Removing Organizational Bottlenecks

As mentioned in a previous article, continuously finding and eliminating bottlenecks is crucial for an organization. It requires openness to improve and willingness to learn. This isn’t always easy but helps you to fulfill your corporate social responsibility to reduce wasting human capital.

The presented approach works with information as well as material flow.

Keep in mind that we are talking about human beings in this context and being the bottleneck / constraint doesn’t mean that this person is not doing a good job!

To understand how to optimize your organization, it is important to understand that the primary goal of the company is almost always to make money. So the only thing that’s really important is that you sell your products profitably as fast as possible. This is called the systems throughput.

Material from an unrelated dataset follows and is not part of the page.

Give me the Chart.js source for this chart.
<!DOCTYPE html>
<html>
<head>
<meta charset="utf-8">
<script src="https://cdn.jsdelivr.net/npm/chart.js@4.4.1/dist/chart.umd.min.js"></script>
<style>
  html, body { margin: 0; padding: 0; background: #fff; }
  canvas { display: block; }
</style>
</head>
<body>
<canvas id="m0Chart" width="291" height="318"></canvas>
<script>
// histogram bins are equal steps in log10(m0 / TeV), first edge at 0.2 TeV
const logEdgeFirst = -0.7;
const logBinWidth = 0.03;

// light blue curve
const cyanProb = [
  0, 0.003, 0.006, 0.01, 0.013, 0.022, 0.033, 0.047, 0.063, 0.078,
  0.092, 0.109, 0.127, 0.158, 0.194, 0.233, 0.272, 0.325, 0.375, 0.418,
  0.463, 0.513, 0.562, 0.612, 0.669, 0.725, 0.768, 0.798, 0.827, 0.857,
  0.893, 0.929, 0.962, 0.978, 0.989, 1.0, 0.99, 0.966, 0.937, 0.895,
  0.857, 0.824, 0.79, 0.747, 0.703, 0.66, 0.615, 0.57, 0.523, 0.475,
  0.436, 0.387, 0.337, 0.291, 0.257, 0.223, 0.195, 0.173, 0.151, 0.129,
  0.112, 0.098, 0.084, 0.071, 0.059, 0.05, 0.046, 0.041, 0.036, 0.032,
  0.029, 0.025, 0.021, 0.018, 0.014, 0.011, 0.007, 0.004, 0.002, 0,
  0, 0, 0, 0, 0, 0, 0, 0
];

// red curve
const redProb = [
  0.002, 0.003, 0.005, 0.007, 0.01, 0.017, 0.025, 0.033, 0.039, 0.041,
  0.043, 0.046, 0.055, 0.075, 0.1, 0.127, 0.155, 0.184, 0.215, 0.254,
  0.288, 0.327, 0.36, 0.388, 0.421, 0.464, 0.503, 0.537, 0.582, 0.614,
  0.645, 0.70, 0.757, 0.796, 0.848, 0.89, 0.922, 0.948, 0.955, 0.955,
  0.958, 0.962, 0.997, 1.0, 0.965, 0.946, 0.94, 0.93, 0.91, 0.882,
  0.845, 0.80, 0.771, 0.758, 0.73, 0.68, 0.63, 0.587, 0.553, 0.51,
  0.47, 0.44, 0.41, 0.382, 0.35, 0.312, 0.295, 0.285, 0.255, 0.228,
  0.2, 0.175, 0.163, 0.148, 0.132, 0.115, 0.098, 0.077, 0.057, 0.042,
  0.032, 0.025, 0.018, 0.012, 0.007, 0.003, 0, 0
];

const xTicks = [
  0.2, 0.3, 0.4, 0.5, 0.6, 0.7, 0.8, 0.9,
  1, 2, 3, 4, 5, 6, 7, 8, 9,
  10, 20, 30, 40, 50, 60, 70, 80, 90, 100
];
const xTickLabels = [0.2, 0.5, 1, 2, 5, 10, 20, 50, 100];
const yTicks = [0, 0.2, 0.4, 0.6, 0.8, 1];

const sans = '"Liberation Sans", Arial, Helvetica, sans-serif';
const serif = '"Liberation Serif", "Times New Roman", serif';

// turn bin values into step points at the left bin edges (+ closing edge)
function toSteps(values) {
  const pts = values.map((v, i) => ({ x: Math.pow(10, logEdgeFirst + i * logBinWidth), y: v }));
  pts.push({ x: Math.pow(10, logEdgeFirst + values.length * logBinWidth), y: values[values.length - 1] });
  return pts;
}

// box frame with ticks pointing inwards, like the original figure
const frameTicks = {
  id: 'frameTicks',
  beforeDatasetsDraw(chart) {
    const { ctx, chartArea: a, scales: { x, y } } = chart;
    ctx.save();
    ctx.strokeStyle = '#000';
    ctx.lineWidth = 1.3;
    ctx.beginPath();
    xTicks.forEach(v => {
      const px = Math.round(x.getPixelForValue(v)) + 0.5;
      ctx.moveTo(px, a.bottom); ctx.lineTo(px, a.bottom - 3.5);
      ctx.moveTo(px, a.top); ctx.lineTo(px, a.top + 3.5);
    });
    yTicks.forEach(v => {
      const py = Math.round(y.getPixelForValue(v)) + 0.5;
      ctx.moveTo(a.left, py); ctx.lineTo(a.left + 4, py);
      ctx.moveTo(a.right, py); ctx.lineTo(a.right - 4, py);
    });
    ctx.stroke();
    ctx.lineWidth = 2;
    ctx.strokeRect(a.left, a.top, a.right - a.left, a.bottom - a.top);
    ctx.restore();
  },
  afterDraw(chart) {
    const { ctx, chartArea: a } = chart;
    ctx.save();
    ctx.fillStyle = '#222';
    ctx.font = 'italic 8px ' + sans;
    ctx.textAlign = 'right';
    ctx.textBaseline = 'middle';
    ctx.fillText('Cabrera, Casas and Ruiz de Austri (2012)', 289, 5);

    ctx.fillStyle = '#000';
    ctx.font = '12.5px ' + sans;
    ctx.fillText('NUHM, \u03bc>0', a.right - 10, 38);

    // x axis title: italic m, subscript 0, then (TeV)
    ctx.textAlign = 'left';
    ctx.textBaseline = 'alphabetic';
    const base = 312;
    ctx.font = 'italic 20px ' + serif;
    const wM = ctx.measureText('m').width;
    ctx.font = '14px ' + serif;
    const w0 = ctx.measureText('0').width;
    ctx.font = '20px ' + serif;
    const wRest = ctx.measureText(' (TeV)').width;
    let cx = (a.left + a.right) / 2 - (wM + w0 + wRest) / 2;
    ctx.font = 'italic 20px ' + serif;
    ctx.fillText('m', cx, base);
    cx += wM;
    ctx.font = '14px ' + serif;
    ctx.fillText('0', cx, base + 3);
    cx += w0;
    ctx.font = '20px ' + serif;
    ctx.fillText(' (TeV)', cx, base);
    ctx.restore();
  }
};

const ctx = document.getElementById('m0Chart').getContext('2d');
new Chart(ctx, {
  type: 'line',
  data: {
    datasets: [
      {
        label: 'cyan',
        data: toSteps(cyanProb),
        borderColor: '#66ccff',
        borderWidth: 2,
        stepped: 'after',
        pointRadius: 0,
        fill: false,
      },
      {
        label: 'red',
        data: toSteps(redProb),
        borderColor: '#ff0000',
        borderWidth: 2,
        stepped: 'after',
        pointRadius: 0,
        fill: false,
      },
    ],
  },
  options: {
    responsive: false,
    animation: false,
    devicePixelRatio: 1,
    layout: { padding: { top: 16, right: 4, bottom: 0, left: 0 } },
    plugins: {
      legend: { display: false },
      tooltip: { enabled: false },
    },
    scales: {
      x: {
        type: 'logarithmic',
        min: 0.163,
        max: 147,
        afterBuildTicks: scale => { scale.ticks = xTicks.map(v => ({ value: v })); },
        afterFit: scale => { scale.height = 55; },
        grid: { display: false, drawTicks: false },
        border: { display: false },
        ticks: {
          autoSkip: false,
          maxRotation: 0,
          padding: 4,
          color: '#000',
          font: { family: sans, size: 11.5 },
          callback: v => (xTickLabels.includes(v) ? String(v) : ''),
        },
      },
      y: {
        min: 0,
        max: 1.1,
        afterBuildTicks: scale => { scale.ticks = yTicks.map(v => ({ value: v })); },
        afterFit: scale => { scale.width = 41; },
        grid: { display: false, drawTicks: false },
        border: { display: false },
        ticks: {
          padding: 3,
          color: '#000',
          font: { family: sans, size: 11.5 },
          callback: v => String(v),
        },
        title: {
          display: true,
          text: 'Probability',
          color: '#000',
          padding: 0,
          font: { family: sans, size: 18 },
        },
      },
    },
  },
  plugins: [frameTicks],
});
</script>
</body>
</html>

The Main Driver Throughput

Throughput is the rate at which the system is able to produce the goods pulled by the market. Sometimes the market can be the constraint too.

Because throughput is a rate, it is always expressed as output unit of time. A unit is in most cases a product. If the goals units are measured in money, throughput will be an amount of money earned per time period per unit of product.

In the case of throughput per time period, throughput is calculated as revenues received for the period minus totally variable costs divided by the chosen time period.

In the case of throughput per unit of product, throughput is calculated as the selling price of the product minus totally variable costs per unit.

Drum-buffer-rope

Drum-buffer-rope is a concept that bases on the assumption that there is always a constant bottleneck in the value chain (recommended books). This is used to control and optimize the throughput of the overall system. If the bottleneck is not used for controlling, work in progress builds up in the process and binds resources, which in turn costs money and decreases the overall performance.

Optimize Bottlenecks

A good methodology to follow when optimizing to reduce bottlenecks / constraints is:

STEP 1: IDENTIFY THE CONSTRAINT

This tells us where to focus the improvement efforts on. Only an improvement at the constraint makes a difference.

STEP 2: OPTIMIZE THE CONSTRAINT

Before starting to add capacity, we need to use the capacity we already have. “Optimize” means “doing everything possible to use the constraint to its fullest capacity.”

STEP 3: SUBORDINATE THE NON-CONSTRAINTS

The job of all non-constraints is to subordinate their decisions to the constraint’s needs. They should optimize for constraint (and thus system) performance, not their own individual performance, the results of which we witnessed in.

STEP 4: ELEVATE THE CONSTRAINT

Only once we’ve completed the previous steps it makes sense to add more constraint capacity, and thereby increase system performance. Because adding capacity is very expensive in terms of time and money, we do it as a last resort, not a first resort.

STEP 5: RETURN TO STEP 1

The result of the first four steps, and the reason this is a “continuous” improvement method, is that the constraint moves. This requires that you start back at the beginning, and don’t let inertia become the constraint.